## DATA LINES
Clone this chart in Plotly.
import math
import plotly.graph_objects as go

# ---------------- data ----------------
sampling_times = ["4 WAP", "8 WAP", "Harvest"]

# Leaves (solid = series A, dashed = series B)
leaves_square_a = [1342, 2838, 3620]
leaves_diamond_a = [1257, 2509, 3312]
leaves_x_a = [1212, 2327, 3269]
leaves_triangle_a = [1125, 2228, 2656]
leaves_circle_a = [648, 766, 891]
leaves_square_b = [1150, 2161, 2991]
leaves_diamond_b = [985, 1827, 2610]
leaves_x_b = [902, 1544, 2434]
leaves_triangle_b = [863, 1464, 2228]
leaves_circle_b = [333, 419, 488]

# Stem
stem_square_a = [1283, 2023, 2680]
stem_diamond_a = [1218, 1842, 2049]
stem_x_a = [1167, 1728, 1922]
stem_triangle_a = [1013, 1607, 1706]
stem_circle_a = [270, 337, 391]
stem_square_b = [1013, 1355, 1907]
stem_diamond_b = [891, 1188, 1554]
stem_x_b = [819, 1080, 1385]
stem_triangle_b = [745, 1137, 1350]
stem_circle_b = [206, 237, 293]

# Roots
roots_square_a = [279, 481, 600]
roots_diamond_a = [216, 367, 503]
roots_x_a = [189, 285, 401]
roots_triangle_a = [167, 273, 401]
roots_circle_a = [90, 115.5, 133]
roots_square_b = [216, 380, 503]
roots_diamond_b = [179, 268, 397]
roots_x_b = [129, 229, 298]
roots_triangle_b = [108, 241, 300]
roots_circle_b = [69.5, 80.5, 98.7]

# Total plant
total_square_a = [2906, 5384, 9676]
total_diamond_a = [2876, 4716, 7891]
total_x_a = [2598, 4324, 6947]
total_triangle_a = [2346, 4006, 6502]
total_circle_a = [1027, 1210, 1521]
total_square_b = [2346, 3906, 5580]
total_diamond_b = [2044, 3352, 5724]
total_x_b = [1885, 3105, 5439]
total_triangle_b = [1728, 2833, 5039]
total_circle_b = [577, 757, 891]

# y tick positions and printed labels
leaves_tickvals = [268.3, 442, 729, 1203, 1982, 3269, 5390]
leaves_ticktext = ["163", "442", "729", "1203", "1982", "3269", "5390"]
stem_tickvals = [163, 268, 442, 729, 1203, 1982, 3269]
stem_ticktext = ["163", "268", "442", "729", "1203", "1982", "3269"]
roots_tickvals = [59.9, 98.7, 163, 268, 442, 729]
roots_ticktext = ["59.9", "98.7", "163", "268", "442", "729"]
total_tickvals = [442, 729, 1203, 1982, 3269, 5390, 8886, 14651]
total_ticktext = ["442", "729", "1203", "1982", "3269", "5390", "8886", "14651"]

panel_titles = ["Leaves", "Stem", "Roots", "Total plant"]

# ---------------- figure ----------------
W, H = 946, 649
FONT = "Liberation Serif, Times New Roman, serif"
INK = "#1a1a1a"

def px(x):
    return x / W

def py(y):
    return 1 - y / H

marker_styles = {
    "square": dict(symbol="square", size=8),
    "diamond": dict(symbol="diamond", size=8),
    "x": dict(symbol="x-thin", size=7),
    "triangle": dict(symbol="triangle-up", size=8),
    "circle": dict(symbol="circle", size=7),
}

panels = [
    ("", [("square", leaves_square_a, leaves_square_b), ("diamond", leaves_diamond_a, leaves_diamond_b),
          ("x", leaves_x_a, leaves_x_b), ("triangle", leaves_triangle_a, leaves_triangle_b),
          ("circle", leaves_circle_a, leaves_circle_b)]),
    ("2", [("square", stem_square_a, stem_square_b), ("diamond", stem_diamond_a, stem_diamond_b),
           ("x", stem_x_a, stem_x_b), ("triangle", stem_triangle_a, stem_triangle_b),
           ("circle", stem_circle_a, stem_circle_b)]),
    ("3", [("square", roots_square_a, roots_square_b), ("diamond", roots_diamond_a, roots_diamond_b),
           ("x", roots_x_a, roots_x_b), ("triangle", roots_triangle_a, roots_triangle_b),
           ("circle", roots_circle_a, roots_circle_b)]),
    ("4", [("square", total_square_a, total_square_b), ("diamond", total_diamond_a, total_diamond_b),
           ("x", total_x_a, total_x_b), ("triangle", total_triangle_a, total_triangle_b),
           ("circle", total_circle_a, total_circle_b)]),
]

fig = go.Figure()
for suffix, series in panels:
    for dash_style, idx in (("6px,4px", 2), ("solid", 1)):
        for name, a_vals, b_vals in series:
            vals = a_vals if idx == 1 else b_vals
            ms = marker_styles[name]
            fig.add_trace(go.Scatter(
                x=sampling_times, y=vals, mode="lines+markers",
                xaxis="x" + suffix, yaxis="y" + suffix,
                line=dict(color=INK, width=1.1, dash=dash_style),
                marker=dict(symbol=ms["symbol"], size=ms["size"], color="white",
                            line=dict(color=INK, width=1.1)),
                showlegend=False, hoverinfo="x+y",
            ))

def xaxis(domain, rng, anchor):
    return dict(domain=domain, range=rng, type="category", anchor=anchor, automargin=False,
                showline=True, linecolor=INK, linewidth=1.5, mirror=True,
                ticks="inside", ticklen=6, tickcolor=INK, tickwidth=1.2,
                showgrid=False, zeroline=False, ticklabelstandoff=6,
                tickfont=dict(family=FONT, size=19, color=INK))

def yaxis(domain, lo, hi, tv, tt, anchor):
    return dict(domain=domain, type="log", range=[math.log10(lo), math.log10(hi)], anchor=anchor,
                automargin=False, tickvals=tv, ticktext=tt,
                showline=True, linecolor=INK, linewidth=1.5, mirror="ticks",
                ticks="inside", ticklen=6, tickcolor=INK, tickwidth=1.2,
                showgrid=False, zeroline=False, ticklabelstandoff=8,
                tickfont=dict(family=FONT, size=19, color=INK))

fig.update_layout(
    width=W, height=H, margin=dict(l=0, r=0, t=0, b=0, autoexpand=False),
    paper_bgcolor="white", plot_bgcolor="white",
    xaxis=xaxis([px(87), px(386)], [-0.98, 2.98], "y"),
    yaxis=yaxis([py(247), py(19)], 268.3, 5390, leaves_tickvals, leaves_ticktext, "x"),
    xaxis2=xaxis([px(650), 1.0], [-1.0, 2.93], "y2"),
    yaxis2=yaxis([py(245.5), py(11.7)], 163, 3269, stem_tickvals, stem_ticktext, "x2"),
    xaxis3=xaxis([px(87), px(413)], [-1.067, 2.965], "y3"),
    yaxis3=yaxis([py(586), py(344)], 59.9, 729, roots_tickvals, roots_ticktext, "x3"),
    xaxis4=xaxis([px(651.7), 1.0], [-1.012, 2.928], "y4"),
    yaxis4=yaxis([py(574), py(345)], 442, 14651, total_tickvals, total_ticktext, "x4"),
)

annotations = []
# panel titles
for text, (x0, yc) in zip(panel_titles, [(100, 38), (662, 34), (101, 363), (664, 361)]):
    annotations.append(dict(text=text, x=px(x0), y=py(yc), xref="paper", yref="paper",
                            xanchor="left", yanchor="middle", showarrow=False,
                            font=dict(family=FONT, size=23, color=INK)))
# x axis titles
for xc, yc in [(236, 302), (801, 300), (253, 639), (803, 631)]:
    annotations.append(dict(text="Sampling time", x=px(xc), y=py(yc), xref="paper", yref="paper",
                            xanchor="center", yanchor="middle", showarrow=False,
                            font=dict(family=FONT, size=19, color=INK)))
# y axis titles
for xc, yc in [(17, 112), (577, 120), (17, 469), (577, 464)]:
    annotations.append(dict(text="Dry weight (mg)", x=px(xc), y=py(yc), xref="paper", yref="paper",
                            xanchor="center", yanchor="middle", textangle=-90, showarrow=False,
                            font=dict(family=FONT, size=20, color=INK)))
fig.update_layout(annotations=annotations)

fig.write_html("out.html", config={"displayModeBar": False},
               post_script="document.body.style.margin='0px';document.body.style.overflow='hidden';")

## CHALLENGE
Beginning at the top of the data, extract each line through the line containing "stem_circle_b = [206, 237, 293]" and return those lines exactly, with nothing added.

## REPLY TO THE EXERCISE
Clone this chart in Plotly.
import math
import plotly.graph_objects as go

# ---------------- data ----------------
sampling_times = ["4 WAP", "8 WAP", "Harvest"]

# Leaves (solid = series A, dashed = series B)
leaves_square_a = [1342, 2838, 3620]
leaves_diamond_a = [1257, 2509, 3312]
leaves_x_a = [1212, 2327, 3269]
leaves_triangle_a = [1125, 2228, 2656]
leaves_circle_a = [648, 766, 891]
leaves_square_b = [1150, 2161, 2991]
leaves_diamond_b = [985, 1827, 2610]
leaves_x_b = [902, 1544, 2434]
leaves_triangle_b = [863, 1464, 2228]
leaves_circle_b = [333, 419, 488]

# Stem
stem_square_a = [1283, 2023, 2680]
stem_diamond_a = [1218, 1842, 2049]
stem_x_a = [1167, 1728, 1922]
stem_triangle_a = [1013, 1607, 1706]
stem_circle_a = [270, 337, 391]
stem_square_b = [1013, 1355, 1907]
stem_diamond_b = [891, 1188, 1554]
stem_x_b = [819, 1080, 1385]
stem_triangle_b = [745, 1137, 1350]
stem_circle_b = [206, 237, 293]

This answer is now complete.